Kimber: This is the problem with lists. Mine is obviously right and yours is just a collection of fanboy stuff written by a 13-year-old boy with a Warne fetish. I don't know why we ask other people's opinions on things when my opinion is always right. We could have sorted all this out so much easier if I had just done all of this on my own. I am sure KP agrees with me.
In 1997 at the MCG, Kallis mostly just hung in there, photographic evidence to the contrary
Ben Radford / © Getty Images
But if we have done anything, it is at least proof that there have been some amazing Test performances in the recent years.
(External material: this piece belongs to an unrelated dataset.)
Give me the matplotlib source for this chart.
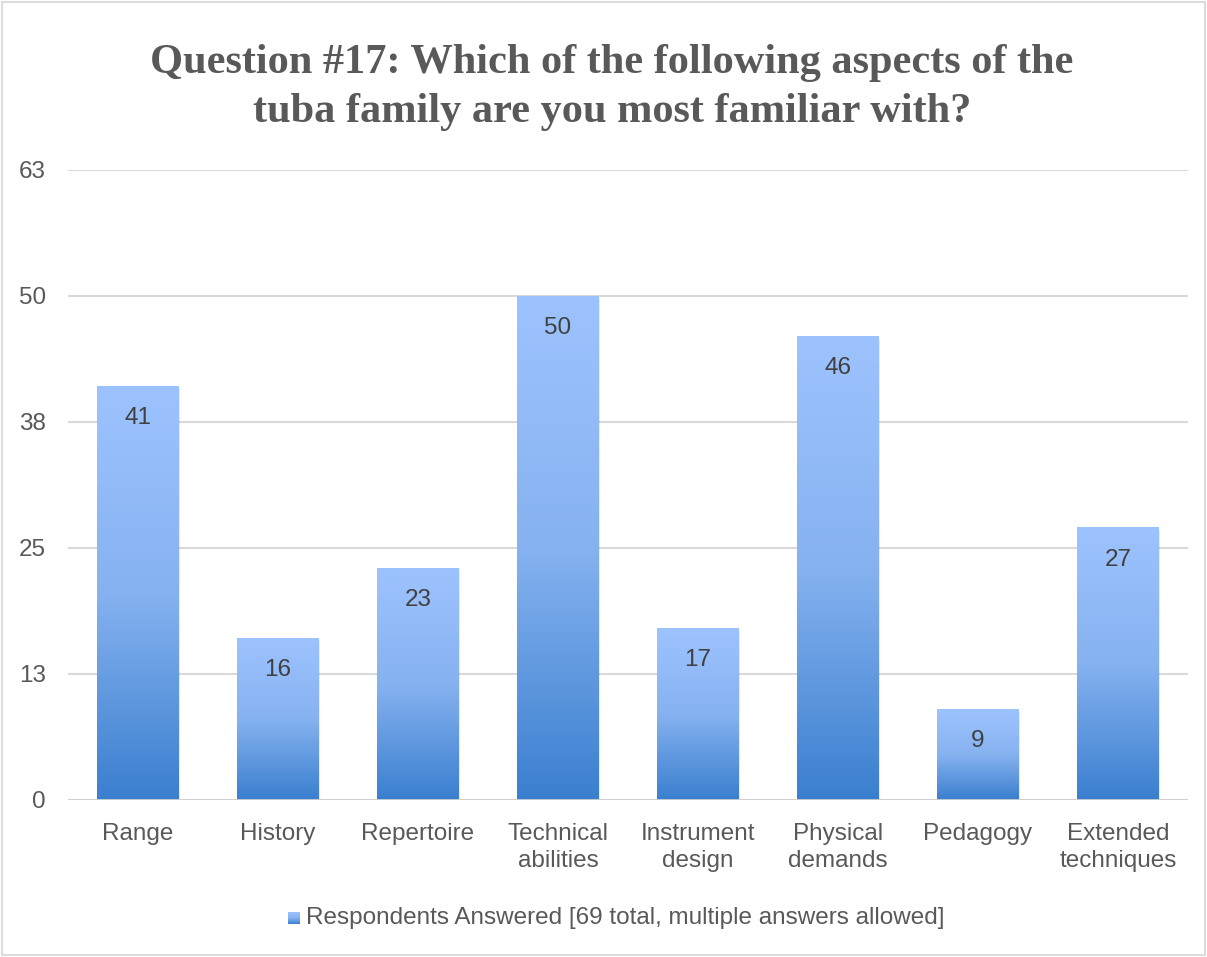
import numpy as np
import matplotlib
matplotlib.use("Agg")
import matplotlib.pyplot as plt
from matplotlib.colors import LinearSegmentedColormap
from matplotlib.patches import Rectangle

categories = ["Range", "History", "Repertoire", "Technical\nabilities",
              "Instrument\ndesign", "Physical\ndemands", "Pedagogy",
              "Extended\ntechniques"]
values = [41, 16, 23, 50, 17, 46, 9, 27]
y_max = 62.5
y_step = 12.5
series_label = "Respondents Answered [69 total, multiple answers allowed]"
title = "Question #17: Which of the following aspects of the\ntuba family are you most familiar with?"

text_gray = "#595959"
grid_gray = "#d9d9d9"
bar_top = "#9dc3fe"
bar_mid = "#86b2f0"
bar_bot = "#3a7fcf"
label_size = 17.5

plt.rcParams["font.family"] = ["Liberation Sans", "DejaVu Sans"]

fig = plt.figure(figsize=(12.07, 9.57), dpi=100)
fig.patch.set_facecolor("white")
# light outer frame
fig.patches.append(Rectangle((0.002, 0.002), 0.996, 0.996, transform=fig.transFigure,
                             fill=False, edgecolor="#dcdcdc", linewidth=1.5))

ax = fig.add_axes([68 / 1207, 1 - 800 / 957, 1120 / 1207, 630 / 957])
x = np.arange(len(categories))
bar_w = 0.58

cmap = LinearSegmentedColormap.from_list("bar", [bar_bot, bar_mid, bar_top])
grad = np.linspace(0, 1, 256).reshape(-1, 1)

ticks = np.arange(0, y_max + y_step / 2, y_step)
for t in ticks:
    ax.axhline(t, color=grid_gray, lw=1.5, zorder=0)

bars = ax.bar(x, values, width=bar_w, color="none", edgecolor="none", zorder=2)
for rect, v in zip(bars, values):
    x0 = rect.get_x()
    w = rect.get_width()
    # soft shadow
    ax.add_patch(Rectangle((x0 + 0.012, -0.25), w, v, facecolor="#000000",
                           alpha=0.08, edgecolor="none", zorder=1.5))
    ax.imshow(grad, cmap=cmap, extent=[x0, x0 + w, 0, v], origin="lower",
              aspect="auto", zorder=2, interpolation="bicubic")
    ax.text(rect.get_x() + w / 2, v - 3.15, f"{v}", ha="center", va="center",
            fontsize=label_size, color="#404040", zorder=3)

ax.set_xlim(-0.5, len(categories) - 0.5)
ax.set_ylim(0, y_max)
ax.set_yticks(ticks)
# round half up for the axis labels
ax.set_yticklabels([f"{int(np.floor(t + 0.5))}" for t in ticks])
ax.set_xticks(x)
ax.set_xticklabels(categories, linespacing=1.3)
ax.tick_params(axis="both", length=0, labelsize=label_size, labelcolor=text_gray)
ax.tick_params(axis="y", pad=16)
ax.tick_params(axis="x", pad=16.5)
for s in ax.spines.values():
    s.set_visible(False)
ax.axhline(0, color="#cfcfcf", lw=2, zorder=4)
ax.set_facecolor("none")

fig.text(0.507, 1 - 87.5 / 957, title, ha="center", va="center",
         fontsize=30.5, fontweight="bold", color=text_gray,
         family=["Liberation Serif", "DejaVu Serif"], linespacing=1.4)

# legend
lx = 294 / 1207
ly = 1 - 918 / 957
leg_ax = fig.add_axes([lx - 6 / 1207, ly - 6 / 957, 12 / 1207, 12 / 957])
leg_ax.imshow(grad, cmap=cmap, origin="lower", aspect="auto", extent=[0, 1, 0, 1])
leg_ax.axis("off")
fig.text(lx + 12 / 1207, ly, series_label, ha="left", va="center",
         fontsize=label_size, color=text_gray)

fig.savefig("out.png", dpi=100, facecolor="white")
Just because you can see them on YouTube instead of hearing them misremembered from your uncle doesn't mean they aren't as special.
Some of the greatest feats of our sport are happening right now, and we have to start realising that by not looking back, not ignoring them, not dismissing them, but putting them in their proper place, up on the pedestal with the grainy black-and-white memories from whatever golden era we love.
People need to go back to YouTube and bathe in all the KP, Sehwag, Kumar, Mitch, Rangana and Dale they can find. Maybe this isn't a golden era, but look at who I have just mentioned, and look who I could: Saeed, Trent, Michael, Shiv, Younis, Hashim, Jimmy, Sachin, Mahela, Ryan, Graeme, Rahul, AB, MS, oh I give up, but you get it right. Think of what they have done, all of it, can your mind even factor in all that at once? No.
The last ten years may not have been the greatest but there has been plenty of greatness in them.